In the wake of ASIC’s recent announcement on enforcement in this area, we thought that it would be timely to set out:
- some key points about how the client money provisions operate, particularly with respect to application money;
- the pitfalls to look out for; and
- how some of the more technical provisions interact with each other.
To this end, we adopt a “Ten Point Synthesis” to hone in on the most pertinent points.
The client money provisions apply not just to money paid to acquire an interest in a product, but also to client payments that top up an existing investment (see section 1017E(1)(c) of the Corporations Act viz payments to acquire an interest or an increased interest in a financial product).
The provision is activated when the product issuer does not immediately issue the relevant interests after receiving the money (section 1017E(1)(d) of the Corporations Act). For these purposes, an issue arises as to what “receiving the money” means. The Corporations Act seems to contemplate that money means the amount paid by the client. For example, where the money is paid as a cheque, the question is whether the issuer can wait until the cheque clears. In this example, this issue is resolved by Corporation Regulation 7.9.61C, which provides that payment equates to when the cheque is honoured.
Probably the lynchpin requirement is that which provides that the money must be paid into an account which is held with an Australian ADI (section 1017E(2)(a) of the Corporations Act) and importantly, the only money that can be paid into the account is money to which section 1017E applies. This means it can apply to money attributable to multiple financial products issued by a single product issuer (for example, money with respect to different superannuation and investment products issued by the relevant product issuer). Of course, with the recent proposed reforms requiring separation of RSE functions and other fiduciary functions, separation of the 1017E account is also likely to be required.
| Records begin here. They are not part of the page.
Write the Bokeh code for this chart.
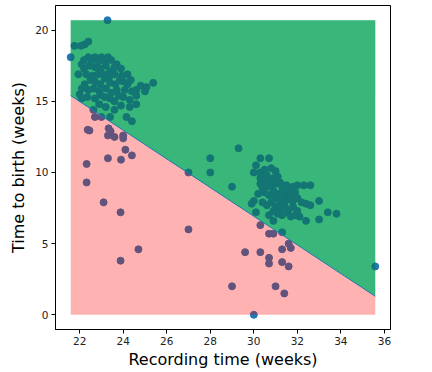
from bokeh.plotting import figure
from bokeh.models import Range1d, FixedTicker
from bokeh.embed import file_html
from bokeh.resources import INLINE

# ---- data ----
early_x = [21.76, 22.06, 22.23, 22.4,
           22.09, 22.4, 22.7, 23.0, 23.3, 22.2, 22.55, 22.85, 23.15, 23.45, 23.7, 23.9, 23.6,
           21.94, 22.2, 22.45, 22.7, 22.95, 23.2, 23.4, 22.3, 22.6, 22.85, 23.1, 23.35, 23.6, 23.93, 24.2,
           22.23, 22.5, 22.7, 22.95, 23.15, 23.4, 23.65, 23.85, 24.0, 24.2, 24.35,
           22.1, 22.4, 22.65, 22.9, 23.2, 23.45, 23.7, 24.07, 24.4, 24.6, 25.0, 25.07, 25.38, 24.8,
           22.0, 22.09, 22.35, 22.7, 22.95, 23.15, 23.4, 23.6, 23.8, 24.0, 24.3, 24.3, 24.6, 24.6,
           22.63, 23.6, 23.4, 24.15, 24.4, 22.9, 23.2, 23.9,
           22.7, 23.0, 22.37, 22.45, 23.33, 23.42, 23.3, 23.6, 24.0, 24.0, 24.1, 24.4, 23.3, 23.9,
           22.32, 22.32, 23.1, 23.88, 24.7, 23.88]
early_y = [18.9, 18.9, 19.0, 19.2,
           17.6, 18.1, 18.1, 18.1, 18.1, 17.9, 17.9, 17.8, 17.85, 17.9, 17.6, 17.3, 17.4,
           16.9, 17.3, 17.5, 17.4, 17.3, 17.5, 17.1, 16.9, 16.8, 16.9, 16.9, 16.7, 16.9, 16.8, 16.9,
           16.2, 16.5, 16.4, 16.2, 16.6, 16.3, 16.2, 16.5, 16.4, 16.2, 16.5,
           15.9, 15.8, 15.9, 15.7, 15.9, 15.6, 15.8, 15.8, 15.7, 15.8, 15.7, 16.0, 16.3, 16.1,
           15.5, 15.2, 15.3, 15.2, 15.45, 15.3, 15.2, 15.0, 15.4, 15.3, 15.1, 14.6, 14.8, 15.4,
           14.4, 14.4, 13.9, 13.9, 13.6, 14.8, 14.6, 14.7,
           13.9, 13.9, 13.0, 12.95, 13.1, 12.9, 12.6, 12.5, 12.6, 12.4, 11.6, 11.2, 11.0, 10.9,
           10.6, 9.3, 7.9, 7.2, 4.6, 3.8]

late_x = [27.0, 28.0, 28.0, 29.0, 29.3,
          30.3, 30.7, 30.1, 30.0, 30.3, 30.5, 30.8, 31.0, 30.6,
          30.3, 30.3, 30.5, 30.7, 30.9, 31.1, 31.2, 30.4, 30.6, 30.8, 31.0, 31.3, 31.5, 31.6, 31.8, 32.0, 32.3, 32.6,
          30.2, 30.5, 30.7, 30.9, 31.1, 31.3, 31.5, 31.7, 31.9, 31.0, 31.2, 31.4, 31.6, 31.8, 32.0, 32.2, 32.4, 32.6, 33.0,
          30.0, 29.9, 30.4, 30.6, 30.8, 31.0, 31.2, 31.4, 31.6, 31.8, 32.0, 30.9, 31.1, 31.3, 31.5, 31.7, 31.9, 32.1,
          30.1, 30.9, 30.7, 32.4, 33.0, 33.4, 33.8, 31.3, 30.3,
          30.7, 30.9, 31.6, 31.7, 29.6, 30.3, 30.7, 30.7, 31.3, 31.3, 31.6, 29.0, 31.0, 31.4, 27.0]
late_y = [10.0, 11.0, 10.0, 9.0, 11.7,
          11.0, 11.0, 10.5, 10.0, 10.0, 10.2, 10.3, 10.1, 9.8,
          9.6, 9.2, 9.4, 9.5, 9.6, 9.7, 9.3, 8.9, 9.0, 9.1, 9.2, 9.0, 9.1, 8.9, 9.0, 9.1, 9.1, 9.1,
          8.5, 8.6, 8.4, 8.7, 8.5, 8.6, 8.4, 8.5, 8.6, 8.2, 8.0, 8.2, 8.1, 8.0, 8.2, 7.9, 7.8, 7.7, 8.0,
          8.0, 7.8, 7.9, 7.7, 7.9, 7.6, 7.5, 7.7, 7.4, 7.6, 7.3, 7.3, 7.1, 7.0, 7.2, 6.9, 7.0, 6.9,
          7.2, 6.6, 7.0, 6.6, 6.7, 7.2, 7.1, 5.8, 6.3,
          5.7, 5.7, 5.0, 4.7, 4.4, 4.4, 4.0, 3.6, 4.6, 3.7, 3.4, 2.0, 2.0, 1.5, 6.0]

outlier_x = [21.59, 23.28, 35.58, 30.0]
outlier_y = [18.1, 20.7, 3.4, 0.0]

boundary_at_xmin = 15.4   # decision boundary value at left edge of data
boundary_at_xmax = 1.3    # decision boundary value at right edge of data

x_ticks = [22, 24, 26, 28, 30, 32, 34, 36]
y_ticks = [0, 5, 10, 15, 20]

rec_weeks = early_x + late_x + outlier_x
ttb_weeks = early_y + late_y + outlier_y

xmin, xmax = min(rec_weeks), max(rec_weeks)
ymin, ymax = min(ttb_weeks), max(ttb_weeks)
dx, dy = xmax - xmin, ymax - ymin

p = figure(frame_width=335, frame_height=324, output_backend="svg", toolbar_location=None,
           x_range=Range1d(xmin - 0.05 * dx, xmax + 0.05 * dx),
           y_range=Range1d(ymin - 0.05 * dy, ymax + 0.05 * dy),
           min_border_left=55, min_border_right=20, min_border_top=5, min_border_bottom=30,
           background_fill_color="white", border_fill_color="white")

green_x = [xmin, xmin, xmax, xmax]
green_y = [boundary_at_xmin, ymax, ymax, boundary_at_xmax]
pink_x = [xmin, xmin, xmax, xmax]
pink_y = [ymin, boundary_at_xmin, boundary_at_xmax, ymin]

# underlying green layer
p.patch(green_x, green_y, fill_color="#5ee5be", fill_alpha=1.0, line_color=None)
# points
p.scatter(rec_weeks, ttb_weeks, size=7, fill_color="#1f77b4", line_color="#1f77b4")
# translucent overlays
p.patch(green_x, green_y, fill_color="#037414", fill_alpha=0.4, line_color=None)
p.patch(pink_x, pink_y, fill_color="#ff0000", fill_alpha=0.3, line_color=None)
# boundary
p.line([xmin, xmax], [boundary_at_xmin, boundary_at_xmax], line_color="#1f77b4", line_width=1)

p.grid.visible = False
p.outline_line_color = "black"
p.outline_line_width = 1

for ax in (p.xaxis[0], p.yaxis[0]):
    ax.axis_line_color = "black"
    ax.major_tick_line_color = "black"
    ax.minor_tick_line_color = None
    ax.major_tick_in = 0
    ax.major_tick_out = 4
    ax.major_label_text_font = "DejaVu Sans"
    ax.major_label_text_font_size = "10.5px"
    ax.major_label_text_color = "#222222"
    ax.major_label_standoff = 3
    ax.axis_label_text_font = "DejaVu Sans"
    ax.axis_label_text_font_size = "16px"
    ax.axis_label_text_font_style = "normal"
    ax.axis_label_text_color = "black"
    ax.axis_label_standoff = 4

p.xaxis.ticker = FixedTicker(ticks=x_ticks)
p.yaxis.ticker = FixedTicker(ticks=y_ticks)
p.xaxis.axis_label = "Recording time (weeks)"
p.yaxis.axis_label = "Time to birth (weeks)"
p.xaxis.axis_label_standoff = 2

open("out.html", "w").write(file_html(p, INLINE))
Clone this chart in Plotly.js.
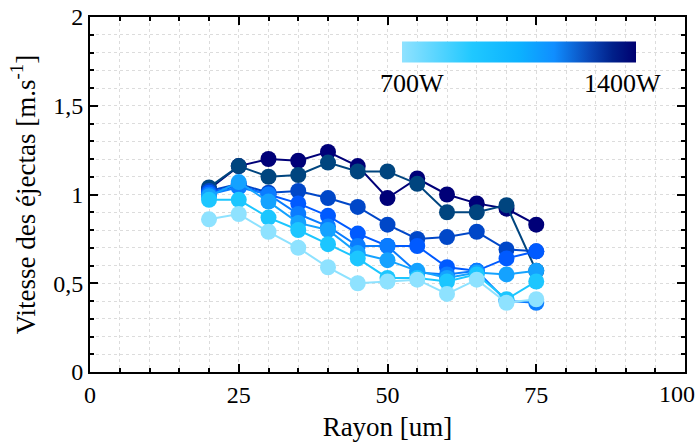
<!DOCTYPE html>
<html><head><meta charset="utf-8">
<script src="https://cdn.plot.ly/plotly-3.0.1.min.js"></script>
<style>body{margin:0;background:#fff}#g{width:700px;height:448px}</style>
</head><body><div id="g"></div>
<script>
const rayon = [20,25,30,35,40,45,50,55,60,65,70,75];
const s700  = [0.86,0.89,0.79,0.70,0.59,0.50,0.51,0.52,0.44,0.52,0.39,0.41];
const s800  = [0.97,0.97,0.87,0.80,0.72,0.64,0.53,0.53,0.51,0.55,0.41,0.51];
const s900  = [0.99,1.07,0.96,0.84,0.80,0.67,0.63,0.57,0.53,0.56,0.55,0.57];
const s1000 = [1.00,1.04,1.00,0.89,0.82,0.71,0.71,0.56,0.55,0.57,0.40,0.39];
const s1100 = [1.01,1.05,1.00,0.95,0.88,0.78,0.71,0.71,0.59,0.57,0.64,0.68];
const s1200 = [1.02,1.06,1.01,1.02,0.98,0.93,0.83,0.75,0.76,0.79,0.69,0.68];
const s1300 = [1.04,1.16,1.10,1.11,1.18,1.13,1.13,1.06,0.90,0.90,0.94,0.57];
const s1400 = [1.03,1.16,1.20,1.19,1.24,1.16,0.98,1.09,1.00,0.95,0.92,0.83];
const series = [s700,s800,s900,s1000,s1100,s1200,s1300,s1400];
const colors = ['#8ee2ff','#1cc6ff','#14a2ff','#0a7cff','#005aff','#0047c8','#00457f','#000078'];
const powerLabels = ['700W','1400W'];
const xTickVals = [0,25,50,75,100];
const xTickText = ['0','25','50','75',''];
const xLastLabel = '100';
const colorscale = [[0,'#90e2ff'],[0.3,'#20c8ff'],[0.5,'#0cb2ff'],[0.65,'#108eff'],[0.8,'#0a48b8'],[0.9,'#00208a'],[1,'#000070']];

const traces = [];
for (let i = series.length - 1; i >= 0; i--) {
  traces.push({
    type:'scatter', mode:'lines+markers', x:rayon, y:series[i],
    line:{color:colors[i], width:2},
    marker:{color:colors[i], size:16},
    showlegend:false, hoverinfo:'skip'
  });
}
traces.push({
  type:'scatter', mode:'markers', x:[null,null], y:[null,null],
  showlegend:false, hoverinfo:'skip',
  marker:{color:[700,1400], cmin:700, cmax:1400, colorscale:colorscale, showscale:true, opacity:0,
    colorbar:{orientation:'h', x:0.721, xanchor:'center', y:0.9, yanchor:'middle',
      len:234, lenmode:'pixels', thickness:21, outlinewidth:0, showticklabels:false, ticks:'',
      xpad:0, ypad:0}}
});

const FAM = 'Liberation Serif';
const font = {family:FAM, color:'#000'};
const axBase = {
  showline:true, linecolor:'#000', linewidth:2, mirror:'allticks',
  ticks:'inside', ticklen:8, tickwidth:2, tickcolor:'#000',
  showgrid:true, gridcolor:'#dcdcdc', griddash:'dot', gridwidth:1,
  zeroline:false,
  tickfont:{family:FAM, size:24, color:'#000'}
};
const layout = {
  width:700, height:448,
  margin:{l:90, r:15, t:17, b:76},
  paper_bgcolor:'#fff', plot_bgcolor:'#fff',
  separators:', ',
  font:font,
  xaxis:Object.assign({}, axBase, {
    range:[0,100], tickmode:'array', tickvals:xTickVals, ticktext:xTickText,
    minor:{dtick:5, ticks:'inside', ticklen:4, tickwidth:2, tickcolor:'#000', showgrid:true, gridcolor:'#dcdcdc', griddash:'dot'},
    title:{text:'Rayon [um]', font:{family:FAM, size:27, color:'#000'}, standoff:10}
  }),
  yaxis:Object.assign({}, axBase, {
    range:[0,2], tickvals:[0,0.5,1,1.5,2],
    minor:{dtick:0.1, ticks:'inside', ticklen:4, tickwidth:2, tickcolor:'#000', showgrid:true, gridcolor:'#dcdcdc', griddash:'dot'},
    title:{text:'Vitesse des éjectas [m.s<sup>-1</sup>]', font:{family:FAM, size:27, color:'#000'}, standoff:10}
  }),
  annotations:[
    {text:powerLabels[0], xref:'paper', yref:'paper', x:(412-90)/595, y:(372-84)/355, showarrow:false, xanchor:'center', yanchor:'middle', font:{family:FAM, size:26, color:'#000'}},
    {text:powerLabels[1], xref:'paper', yref:'paper', x:(622-90)/595, y:(372-84)/355, showarrow:false, xanchor:'center', yanchor:'middle', font:{family:FAM, size:26, color:'#000'}},
    {text:xLastLabel, xref:'paper', yref:'paper', x:(697-90)/595, y:-(394-372)/355, showarrow:false, xanchor:'right', yanchor:'middle', font:{family:FAM, size:24, color:'#000'}}
  ]
};
Plotly.newPlot('g', traces, layout, {staticPlot:true});
</script></body></html>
It should also be noted that several exemptions to this rule apply under the applicable regulations. In particular, where the money is paid to a life insurer, then a statutory fund may be used as a section 1017E account (Corporations Regulation 7.9.08).
Money paid into the account is to be treated as trust money (section 1017E(2A) of the Corporations Act). This is important as such money is impressed with trust characteristics and obligations. Notably, such money is to be held on trust for the person paying the money and hence, any interest on that money would, under ordinary trust principles, also be held on trust for that person. However, the Corporations Regulations modify this usual position by providing that the product issuer “is entitled to the interest on the account” where “the product provider discloses to the person who paid the money that the product provider is keeping the interest (if any) earned on the account.” This is often disclosed to investors via a product’s disclosure documents.
Restrictions apply as to when the account money can be withdrawn (section 1017E(3) of the Corporations Act). Primarily, the money can only be withdrawn to pay back the payer of the money or to issue the product in accordance with the instructions of the payer (or otherwise in accordance with applications of the money provided for in the Corporations Regulations).
Here, it should be noted that there may be money which is received by the product issuer that is not actually being paid to acquire an interest in the product (or an increased interest in the product). Such money may have been paid as inbuilt commission to a third party adviser for example. There is an issue here as to whether this type of money can be paid into a section 1017E account on the basis that it is not paid for the acquisition of a financial product. However, if combined money is paid by a single cheque (ie application money and third party commission), then under Corporations Regulation 7.9.61C, the total amount is deemed to be received by the by the product provider where the cheque is honoured. So the cheque could be banked into a non-1017E account. Under section 1017E(2), the product provider would then have to deposit the application money into the section 1017E account on the day of deemed receipt or the next business day.
The Corporations Act provides a strict regime for the permissible period during which account money can remain in the section 1017E account (section 1017E(4) of the Corporations Act). Within one month of the money being received, it must be returned to the payer or applied towards the relevant acquisition. The exception to this is where it is not reasonably practical to return or apply the money by the end of that month. In such a case, it can be maintained in the account until the end of such period as is “reasonable” in the circumstances (see Point 7!).
Case law sheds light on what is “reasonable” in the circumstances and has taken a strict view in this regard (see Basis Capital Funds Management Ltd v BT Portfolio Services Ltd  NSWSC 766).
A product provider can utilise multiple accounts to comply with the relevant requirements (section 1017E(5) of the Corporations Act).
As noted above, interest on a section 1017E account can only be retained by the product issuer if properly disclosed (see Corporations Regulation 7.9.08A).
There is an interplay between section 981B and section 1017E of the Corporations Act in a number of ways. For example, money received in respect of section 1017E can be paid into a section 981B account (under Corporations Regulation 7.8.01(6)). In this case, it is important to remember that where this is done, Part 7.8 of the Corporations Act applies (Corporations Regulation 7.8.01).
However, if section 1017E money is paid into a section 981B account, then one needs to consider how the money can be applied (see Corporations Regulation 7.8.02(1)), as there is no explicit reference to section 1017E money being applied for the purposes contemplated under section 1017E.